- AI leadership is obsessed with the idea of firing people, leaving them by the wayside of the future, all in the name of finding more money to “win” the race.
- AI leadership is obsessed with the raw materials of AI, like rare earths and energy. They think only of the short-term cost, nothing about the long-term cost.
- AI leadership is absurdly nationalistic. They’re competing against “China.” As if the Trump Administration represented freedom.
These obsessions have become pathological. Worse, they’re shared by nearly all AI leadership, even “good guys” like Jensen Huang of Nvidia. Psychologically, it’s beyond nihilism, it approaches sociopathy, acting as though other humans have no agency.

I’m not a Luddite. I dislike Luddites. But every corporate and political leader since Ludd has understood that the advance of technology must be sold as an opportunity, not a threat. I wrote about the John Henry story almost 15 years ago. I predicted “a move of economic activity from offices to university campuses, the replacement of management with innovation.”
What AI leaders are claiming is that their technology can replace innovation itself. This is extreme, even absurd, overselling. First because innovation must be tested before it’s released. Second, because education remains a human endeavor. I’ve covered education technology since my kids were born. They’re approaching middle age, and machines still can’t educate anybody without human help.
Change the Tune or Die

People won’t accept being treated as slaves by technology. Elon Musk is not an Übermensch. I question whether he’s a mensch at all.

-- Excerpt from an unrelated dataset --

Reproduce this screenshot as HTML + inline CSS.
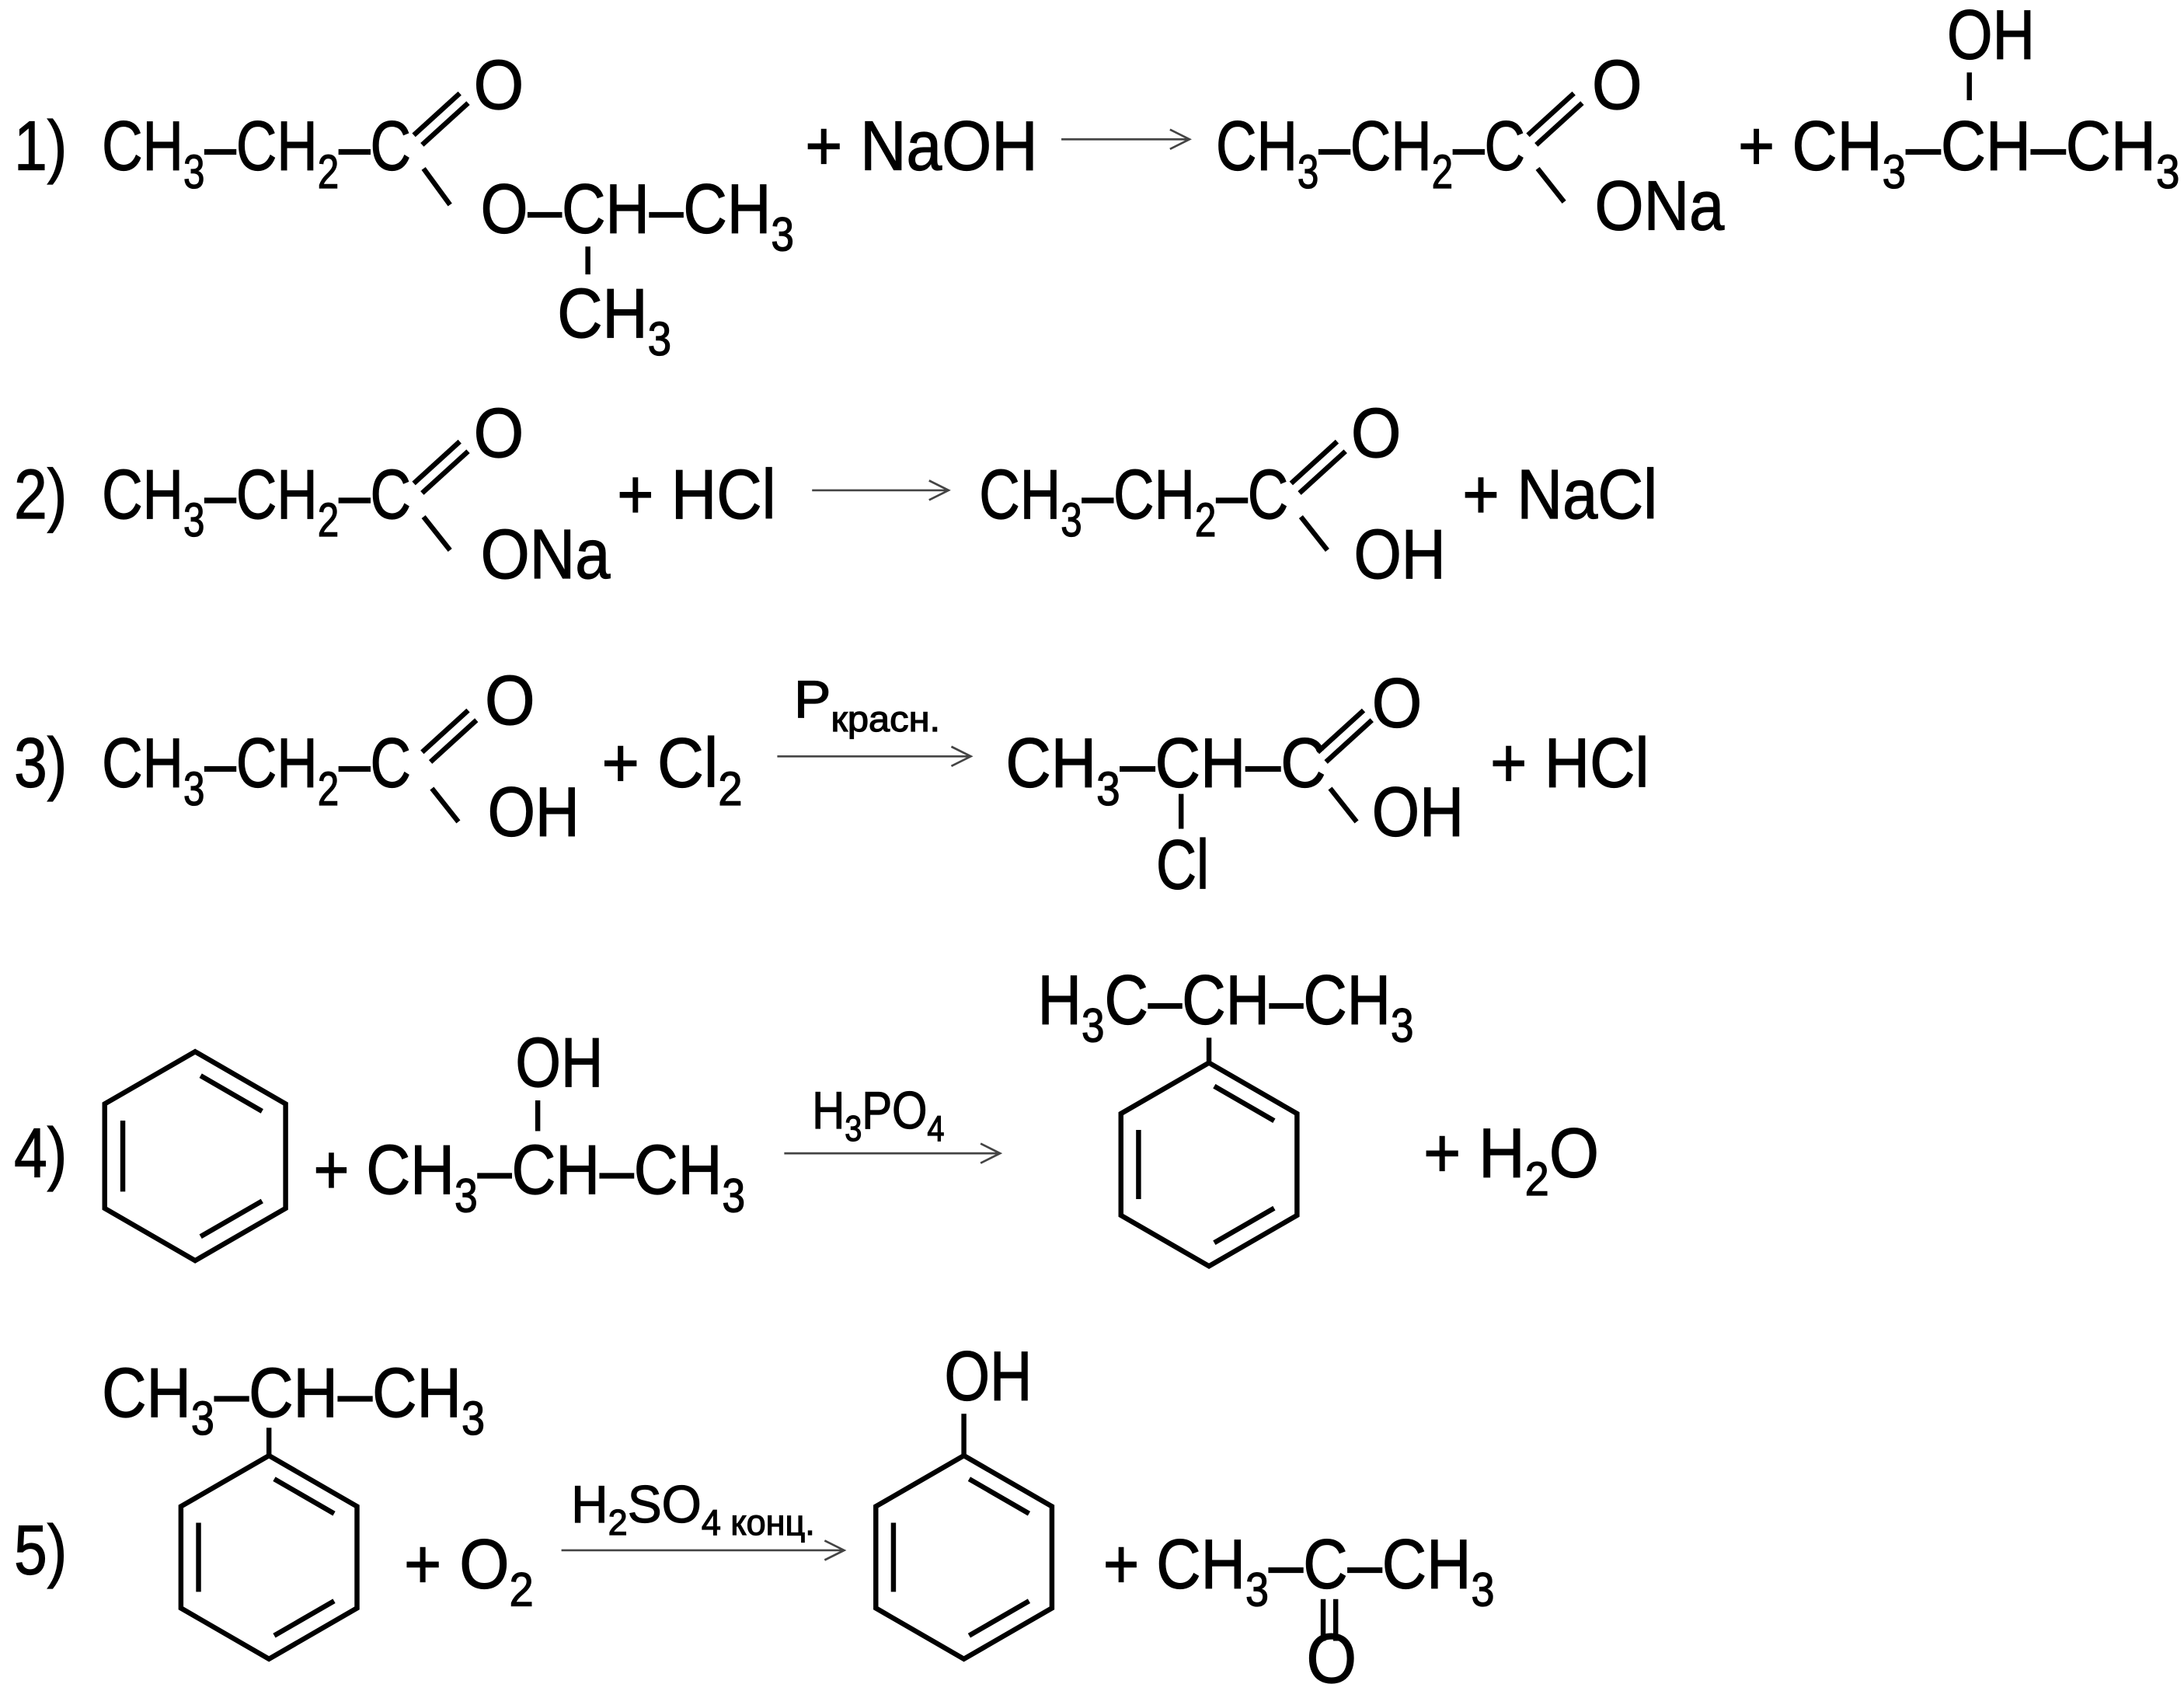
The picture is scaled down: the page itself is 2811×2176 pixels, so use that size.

The benefits of AI must be shared, broadly. There are two ways in which this can happen.
Either AI leaders must gain a social conscience, or their profits must be seized by taxation. I prefer the former, although a growing proportion would support the latter, at confiscatory rates.
God knows there are good places to put the profits of AI. We can raise the standard of living. We can save the Earth, have peace, and educate everyone. AI multiplies human potential, but if that potential isn’t put to work on things that benefit everyone, what good is it?
To call Elon Musk, Peter Thiel, or Sam Altman a humanist is to call Jeffrey Dahmer an epicurean. We can’t choose technology’s leaders, and God knows most have been deeply flawed. We can’t choose who gets rich from technology. To equate money with virtue is an obscenity beyond words.
It’s your choice, guys. The AI boom has gone on for three years now. If you want to head off a bust wider and deeper than what befell the dot-com era, get your heads out of your own asses and start serving humanity.